▸ **AIM**: Every line from the first one to the line containing "import pandas as pd" should be echoed exactly; leave out the rest.
══════════
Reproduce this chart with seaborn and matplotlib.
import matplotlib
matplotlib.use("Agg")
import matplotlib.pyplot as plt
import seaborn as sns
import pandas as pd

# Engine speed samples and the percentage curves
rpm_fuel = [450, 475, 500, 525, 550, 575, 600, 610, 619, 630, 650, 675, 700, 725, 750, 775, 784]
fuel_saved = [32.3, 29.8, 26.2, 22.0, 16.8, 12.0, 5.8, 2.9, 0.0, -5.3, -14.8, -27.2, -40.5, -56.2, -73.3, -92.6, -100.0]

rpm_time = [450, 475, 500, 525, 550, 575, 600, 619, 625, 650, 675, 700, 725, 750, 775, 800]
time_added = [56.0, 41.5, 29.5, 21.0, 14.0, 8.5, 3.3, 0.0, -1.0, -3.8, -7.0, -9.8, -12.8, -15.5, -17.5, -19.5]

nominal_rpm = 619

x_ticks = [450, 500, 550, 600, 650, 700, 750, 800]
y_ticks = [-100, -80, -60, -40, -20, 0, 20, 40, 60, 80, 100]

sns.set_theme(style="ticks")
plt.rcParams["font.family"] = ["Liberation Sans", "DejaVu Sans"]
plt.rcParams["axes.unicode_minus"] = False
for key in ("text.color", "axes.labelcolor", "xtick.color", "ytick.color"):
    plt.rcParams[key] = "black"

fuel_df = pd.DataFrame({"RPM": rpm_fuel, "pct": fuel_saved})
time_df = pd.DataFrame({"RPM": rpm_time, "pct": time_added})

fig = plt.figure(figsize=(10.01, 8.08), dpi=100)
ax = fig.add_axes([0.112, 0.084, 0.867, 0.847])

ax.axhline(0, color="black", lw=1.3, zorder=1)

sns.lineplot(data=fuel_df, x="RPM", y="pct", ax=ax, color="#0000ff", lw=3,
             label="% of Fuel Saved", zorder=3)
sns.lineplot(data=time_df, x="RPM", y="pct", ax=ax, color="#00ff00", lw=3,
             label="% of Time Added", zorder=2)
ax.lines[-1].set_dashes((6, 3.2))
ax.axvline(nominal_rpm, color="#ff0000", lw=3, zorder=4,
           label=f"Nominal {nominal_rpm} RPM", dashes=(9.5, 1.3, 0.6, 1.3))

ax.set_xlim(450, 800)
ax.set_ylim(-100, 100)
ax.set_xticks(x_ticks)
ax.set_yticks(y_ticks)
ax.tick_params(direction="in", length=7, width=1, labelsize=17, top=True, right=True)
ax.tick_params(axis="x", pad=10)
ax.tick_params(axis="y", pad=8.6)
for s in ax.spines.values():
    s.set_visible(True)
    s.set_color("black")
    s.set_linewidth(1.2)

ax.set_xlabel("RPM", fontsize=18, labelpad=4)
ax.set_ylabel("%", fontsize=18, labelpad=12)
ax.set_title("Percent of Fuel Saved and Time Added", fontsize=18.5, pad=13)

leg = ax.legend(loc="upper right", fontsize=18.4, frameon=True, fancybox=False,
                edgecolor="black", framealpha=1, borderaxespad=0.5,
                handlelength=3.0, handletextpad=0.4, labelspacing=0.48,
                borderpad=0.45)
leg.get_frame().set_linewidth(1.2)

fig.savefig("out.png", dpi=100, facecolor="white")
══════════
▸ **EXERCISE RESULT**:
Reproduce this chart with seaborn and matplotlib.
import matplotlib
matplotlib.use("Agg")
import matplotlib.pyplot as plt
import seaborn as sns
import pandas as pd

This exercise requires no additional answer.